妻を殺さず逃がしたせいで問題になった事例も
つぎの事例もある。寛保3(1743)年9月23日の夜、後藤新左衛門の奉公人・小松貞之進が、唐方稽古通事・彭城義藤太の留守宅を訪れ、義藤太の妻と密会した。そこになんと、義藤太が帰宅した。義藤太は即座に二人を打ち捨てようと思ったが、貞之進が深く詫びるので思いとどまり、その場では許した。この時、舅の河辺遊仙に事情を伝えた上で妻を彼に預けている。
これで丸く収まればよかった。だがそうはならなかった。義藤太の妻と貞之進の気持ちは冷めず、早くも5日後の28日夜、松森天神社内の水茶屋で密会した。運悪くというべきか、運良くというべきか、願掛けのため松森天神に参詣した義藤太が二人の密会を見てしまった。さすがに義藤太も堪忍袋の緒が切れ、その場で貞之進を斬り殺した。妻は逃げ去り、難を逃れた。

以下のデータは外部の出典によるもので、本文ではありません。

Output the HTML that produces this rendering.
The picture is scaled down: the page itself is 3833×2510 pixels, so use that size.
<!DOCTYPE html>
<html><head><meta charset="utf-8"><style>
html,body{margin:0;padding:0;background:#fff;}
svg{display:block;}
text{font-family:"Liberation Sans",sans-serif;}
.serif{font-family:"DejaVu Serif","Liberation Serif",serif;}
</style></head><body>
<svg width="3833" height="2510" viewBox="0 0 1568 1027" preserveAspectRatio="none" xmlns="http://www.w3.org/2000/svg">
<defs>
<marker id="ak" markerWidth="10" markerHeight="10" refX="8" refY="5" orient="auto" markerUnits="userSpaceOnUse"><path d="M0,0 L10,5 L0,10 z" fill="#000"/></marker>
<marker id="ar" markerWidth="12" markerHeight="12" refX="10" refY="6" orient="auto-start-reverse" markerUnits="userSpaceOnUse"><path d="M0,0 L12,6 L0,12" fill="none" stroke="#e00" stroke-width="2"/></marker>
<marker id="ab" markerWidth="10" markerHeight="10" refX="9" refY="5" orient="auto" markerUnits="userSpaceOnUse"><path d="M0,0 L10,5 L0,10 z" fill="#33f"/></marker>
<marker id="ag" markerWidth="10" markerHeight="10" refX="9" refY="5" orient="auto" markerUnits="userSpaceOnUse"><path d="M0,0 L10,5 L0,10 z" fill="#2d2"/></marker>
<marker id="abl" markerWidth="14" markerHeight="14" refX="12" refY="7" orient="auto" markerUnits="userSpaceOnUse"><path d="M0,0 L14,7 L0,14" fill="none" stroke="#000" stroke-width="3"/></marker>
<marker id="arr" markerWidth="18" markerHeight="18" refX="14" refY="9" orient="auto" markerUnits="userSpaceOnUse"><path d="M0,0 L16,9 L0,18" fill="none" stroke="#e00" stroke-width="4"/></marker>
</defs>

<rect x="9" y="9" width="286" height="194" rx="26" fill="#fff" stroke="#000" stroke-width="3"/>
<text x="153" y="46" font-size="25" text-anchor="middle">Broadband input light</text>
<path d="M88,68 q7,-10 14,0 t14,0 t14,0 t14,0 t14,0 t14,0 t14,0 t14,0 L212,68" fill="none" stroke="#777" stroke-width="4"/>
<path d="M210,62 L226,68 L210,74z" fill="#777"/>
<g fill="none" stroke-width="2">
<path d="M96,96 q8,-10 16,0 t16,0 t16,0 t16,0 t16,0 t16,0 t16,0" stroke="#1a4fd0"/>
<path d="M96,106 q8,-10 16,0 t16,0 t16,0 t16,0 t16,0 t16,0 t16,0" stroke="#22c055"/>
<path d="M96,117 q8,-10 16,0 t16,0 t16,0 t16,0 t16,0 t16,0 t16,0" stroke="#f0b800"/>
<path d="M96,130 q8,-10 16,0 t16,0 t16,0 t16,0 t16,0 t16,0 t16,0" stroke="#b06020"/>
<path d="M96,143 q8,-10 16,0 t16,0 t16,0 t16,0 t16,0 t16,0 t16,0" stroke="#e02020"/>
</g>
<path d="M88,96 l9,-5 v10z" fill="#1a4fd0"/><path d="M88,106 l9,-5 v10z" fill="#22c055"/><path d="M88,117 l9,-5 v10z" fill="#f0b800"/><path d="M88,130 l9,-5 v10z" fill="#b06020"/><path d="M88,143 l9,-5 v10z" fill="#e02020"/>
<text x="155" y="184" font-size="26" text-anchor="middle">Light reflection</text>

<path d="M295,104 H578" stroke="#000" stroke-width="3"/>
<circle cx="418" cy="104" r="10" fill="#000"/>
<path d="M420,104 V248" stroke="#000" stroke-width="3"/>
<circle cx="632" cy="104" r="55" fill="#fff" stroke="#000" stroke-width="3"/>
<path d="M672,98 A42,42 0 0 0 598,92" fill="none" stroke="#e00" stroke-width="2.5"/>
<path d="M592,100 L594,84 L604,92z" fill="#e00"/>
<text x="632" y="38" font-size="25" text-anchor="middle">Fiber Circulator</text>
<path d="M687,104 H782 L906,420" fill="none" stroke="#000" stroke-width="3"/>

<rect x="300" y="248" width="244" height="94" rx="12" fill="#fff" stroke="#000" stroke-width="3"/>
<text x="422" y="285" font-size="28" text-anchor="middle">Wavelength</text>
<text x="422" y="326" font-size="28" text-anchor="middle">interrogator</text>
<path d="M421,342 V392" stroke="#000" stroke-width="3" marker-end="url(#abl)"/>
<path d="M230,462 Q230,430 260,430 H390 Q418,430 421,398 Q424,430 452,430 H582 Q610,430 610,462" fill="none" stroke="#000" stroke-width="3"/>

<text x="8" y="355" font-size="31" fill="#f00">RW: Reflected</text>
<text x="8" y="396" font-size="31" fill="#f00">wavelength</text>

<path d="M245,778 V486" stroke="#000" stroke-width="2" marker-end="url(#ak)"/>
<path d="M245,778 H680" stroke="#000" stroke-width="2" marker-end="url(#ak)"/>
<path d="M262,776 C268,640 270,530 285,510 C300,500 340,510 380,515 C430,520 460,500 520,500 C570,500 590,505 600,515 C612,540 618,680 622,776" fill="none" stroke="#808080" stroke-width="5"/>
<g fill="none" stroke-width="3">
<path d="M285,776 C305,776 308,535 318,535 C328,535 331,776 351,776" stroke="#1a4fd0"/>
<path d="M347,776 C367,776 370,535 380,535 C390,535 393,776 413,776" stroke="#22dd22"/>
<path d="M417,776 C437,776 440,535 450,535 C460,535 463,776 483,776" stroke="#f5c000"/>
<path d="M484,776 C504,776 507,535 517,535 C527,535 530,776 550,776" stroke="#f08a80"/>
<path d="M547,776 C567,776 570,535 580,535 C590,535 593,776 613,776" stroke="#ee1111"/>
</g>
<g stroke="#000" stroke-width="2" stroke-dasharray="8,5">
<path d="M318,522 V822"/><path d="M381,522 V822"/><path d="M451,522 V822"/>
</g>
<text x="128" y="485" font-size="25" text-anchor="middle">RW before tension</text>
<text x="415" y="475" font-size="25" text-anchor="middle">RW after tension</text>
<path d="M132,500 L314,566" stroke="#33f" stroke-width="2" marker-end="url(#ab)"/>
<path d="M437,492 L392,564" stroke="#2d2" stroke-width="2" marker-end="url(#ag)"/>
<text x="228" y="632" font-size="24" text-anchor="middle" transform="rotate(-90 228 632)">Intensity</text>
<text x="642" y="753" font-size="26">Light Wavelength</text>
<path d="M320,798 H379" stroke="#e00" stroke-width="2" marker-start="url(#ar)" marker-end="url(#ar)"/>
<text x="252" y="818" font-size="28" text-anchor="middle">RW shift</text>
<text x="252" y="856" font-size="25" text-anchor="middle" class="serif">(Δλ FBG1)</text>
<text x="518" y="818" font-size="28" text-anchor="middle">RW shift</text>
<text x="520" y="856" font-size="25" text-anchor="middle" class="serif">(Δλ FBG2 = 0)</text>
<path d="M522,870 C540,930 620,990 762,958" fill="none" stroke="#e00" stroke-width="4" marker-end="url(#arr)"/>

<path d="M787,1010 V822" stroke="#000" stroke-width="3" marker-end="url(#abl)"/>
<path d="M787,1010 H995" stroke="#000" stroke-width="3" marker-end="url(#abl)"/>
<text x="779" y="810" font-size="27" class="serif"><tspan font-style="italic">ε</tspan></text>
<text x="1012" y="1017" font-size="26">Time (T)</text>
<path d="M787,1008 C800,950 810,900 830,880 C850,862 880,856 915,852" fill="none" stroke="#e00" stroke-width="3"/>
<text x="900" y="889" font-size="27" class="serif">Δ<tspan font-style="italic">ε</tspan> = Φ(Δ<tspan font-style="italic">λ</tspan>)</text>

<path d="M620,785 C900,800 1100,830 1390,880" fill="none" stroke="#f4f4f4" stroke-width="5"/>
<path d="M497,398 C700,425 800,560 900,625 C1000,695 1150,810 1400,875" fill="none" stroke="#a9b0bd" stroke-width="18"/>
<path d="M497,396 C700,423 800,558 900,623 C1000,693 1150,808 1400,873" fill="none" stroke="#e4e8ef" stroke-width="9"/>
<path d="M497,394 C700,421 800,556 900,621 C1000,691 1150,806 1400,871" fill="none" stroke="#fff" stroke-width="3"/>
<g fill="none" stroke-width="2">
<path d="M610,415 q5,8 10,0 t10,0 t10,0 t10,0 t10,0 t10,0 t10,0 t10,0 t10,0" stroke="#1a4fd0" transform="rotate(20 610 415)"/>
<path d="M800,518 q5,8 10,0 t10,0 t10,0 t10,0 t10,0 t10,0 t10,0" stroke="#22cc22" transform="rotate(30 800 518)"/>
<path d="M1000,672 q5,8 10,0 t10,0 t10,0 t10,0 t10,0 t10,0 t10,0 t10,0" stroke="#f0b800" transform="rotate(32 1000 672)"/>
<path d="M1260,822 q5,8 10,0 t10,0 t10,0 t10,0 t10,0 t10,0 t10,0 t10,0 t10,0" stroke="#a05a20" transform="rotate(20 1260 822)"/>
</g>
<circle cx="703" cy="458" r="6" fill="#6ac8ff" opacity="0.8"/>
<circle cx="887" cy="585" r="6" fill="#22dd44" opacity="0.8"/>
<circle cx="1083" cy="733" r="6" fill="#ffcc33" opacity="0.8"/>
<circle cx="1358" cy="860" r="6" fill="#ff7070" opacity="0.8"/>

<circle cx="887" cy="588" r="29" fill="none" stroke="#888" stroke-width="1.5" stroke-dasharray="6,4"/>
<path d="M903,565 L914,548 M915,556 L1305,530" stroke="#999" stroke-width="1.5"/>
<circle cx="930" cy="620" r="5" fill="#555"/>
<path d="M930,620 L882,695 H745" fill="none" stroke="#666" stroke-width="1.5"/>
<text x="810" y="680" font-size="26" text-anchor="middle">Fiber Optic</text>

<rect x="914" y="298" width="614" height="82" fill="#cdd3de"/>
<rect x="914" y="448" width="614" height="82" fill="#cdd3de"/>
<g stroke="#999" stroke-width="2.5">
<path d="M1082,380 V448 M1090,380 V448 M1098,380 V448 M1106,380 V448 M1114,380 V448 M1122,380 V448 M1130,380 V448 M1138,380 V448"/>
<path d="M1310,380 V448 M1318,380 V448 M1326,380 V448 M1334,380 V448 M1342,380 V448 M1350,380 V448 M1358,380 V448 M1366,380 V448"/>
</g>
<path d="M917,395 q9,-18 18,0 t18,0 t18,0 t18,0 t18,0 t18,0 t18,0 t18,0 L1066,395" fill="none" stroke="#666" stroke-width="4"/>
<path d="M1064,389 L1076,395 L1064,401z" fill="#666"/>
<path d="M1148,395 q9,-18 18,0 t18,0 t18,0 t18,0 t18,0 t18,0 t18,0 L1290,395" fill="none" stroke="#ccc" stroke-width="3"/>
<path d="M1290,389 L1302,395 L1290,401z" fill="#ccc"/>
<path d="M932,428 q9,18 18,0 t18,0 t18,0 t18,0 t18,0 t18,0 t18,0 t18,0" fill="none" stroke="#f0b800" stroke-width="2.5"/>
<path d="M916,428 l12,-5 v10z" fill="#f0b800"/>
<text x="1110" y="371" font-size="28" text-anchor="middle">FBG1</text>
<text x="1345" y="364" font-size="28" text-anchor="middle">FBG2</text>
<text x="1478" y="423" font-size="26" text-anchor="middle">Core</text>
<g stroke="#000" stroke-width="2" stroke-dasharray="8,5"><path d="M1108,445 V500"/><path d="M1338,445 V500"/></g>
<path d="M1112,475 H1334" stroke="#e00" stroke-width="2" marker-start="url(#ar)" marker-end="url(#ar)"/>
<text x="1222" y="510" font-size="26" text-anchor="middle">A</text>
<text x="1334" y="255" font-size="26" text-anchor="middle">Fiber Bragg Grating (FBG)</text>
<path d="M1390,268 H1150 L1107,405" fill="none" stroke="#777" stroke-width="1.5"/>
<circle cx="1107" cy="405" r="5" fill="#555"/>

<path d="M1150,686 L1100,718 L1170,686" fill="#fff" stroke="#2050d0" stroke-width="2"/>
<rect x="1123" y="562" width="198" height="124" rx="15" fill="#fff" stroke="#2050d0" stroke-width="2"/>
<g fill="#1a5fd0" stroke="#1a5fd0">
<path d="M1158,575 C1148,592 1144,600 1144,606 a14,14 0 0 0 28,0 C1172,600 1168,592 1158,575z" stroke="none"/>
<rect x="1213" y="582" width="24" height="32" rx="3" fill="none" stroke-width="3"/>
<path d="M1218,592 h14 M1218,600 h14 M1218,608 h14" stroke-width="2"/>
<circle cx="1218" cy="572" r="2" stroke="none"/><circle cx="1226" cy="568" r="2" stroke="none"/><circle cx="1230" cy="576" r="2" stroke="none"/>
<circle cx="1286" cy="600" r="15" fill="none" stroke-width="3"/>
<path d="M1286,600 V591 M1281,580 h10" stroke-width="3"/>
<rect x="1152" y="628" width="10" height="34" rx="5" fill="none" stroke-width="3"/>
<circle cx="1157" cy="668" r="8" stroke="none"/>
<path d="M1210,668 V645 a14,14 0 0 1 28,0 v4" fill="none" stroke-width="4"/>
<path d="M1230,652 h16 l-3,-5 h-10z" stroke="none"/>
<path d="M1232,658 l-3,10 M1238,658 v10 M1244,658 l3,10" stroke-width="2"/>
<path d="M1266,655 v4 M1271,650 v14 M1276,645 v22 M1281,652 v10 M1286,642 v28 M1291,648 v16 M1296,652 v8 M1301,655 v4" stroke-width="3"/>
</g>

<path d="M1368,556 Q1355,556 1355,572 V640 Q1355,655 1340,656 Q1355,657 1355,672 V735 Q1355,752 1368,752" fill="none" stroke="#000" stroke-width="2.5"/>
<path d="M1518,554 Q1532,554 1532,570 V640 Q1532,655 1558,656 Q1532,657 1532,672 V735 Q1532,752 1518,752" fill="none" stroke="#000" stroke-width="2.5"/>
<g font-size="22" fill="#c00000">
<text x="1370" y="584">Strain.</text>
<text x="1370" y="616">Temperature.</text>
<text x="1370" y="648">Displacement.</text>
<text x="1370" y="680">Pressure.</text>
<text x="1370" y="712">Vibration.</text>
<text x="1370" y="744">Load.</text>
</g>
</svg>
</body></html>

義藤太は、ことの次第を月番町年寄・福田六左衛門に報告した。問題になったのは、最初に密会を知った時に打ち留めなかったこと、そして二度目にも妻を逃してしまったことだった。このことが奉行所に「未熟」と判断され、義藤太は親類宅に預けられ、30日押し込められた。翌年4月4日、元のように勤めることを許されたが、妻が見つかり次第討ち取るか、捕らえて奉行へ差し出すようにと命じられている(森永種夫編『長崎奉行所判決記録 犯科帳』第2巻12頁)。その後、この「妻仇討ち」がどうなったのかは不明である。
義藤太は妻に対する想いから、罪を咎めず義父に妻を預けたのだった。しかし当時の基準ではこの判断は甘いと言われても仕方のないことだった。したがって義藤太はついには自らの手を汚すはめになってしまった。相手によっては返り討ちにされる可能性もあったはずだが、社会規範が守られなければそれが罪となる時代である。このような価値観は現代人には理解しがたいが、江戸時代でも後に考えが変わったようである。寛政八(1796)年、幕府は妻仇討ちを避けるべきだと教示するようになった(平松義郎『江戸の罪と罰』49頁)。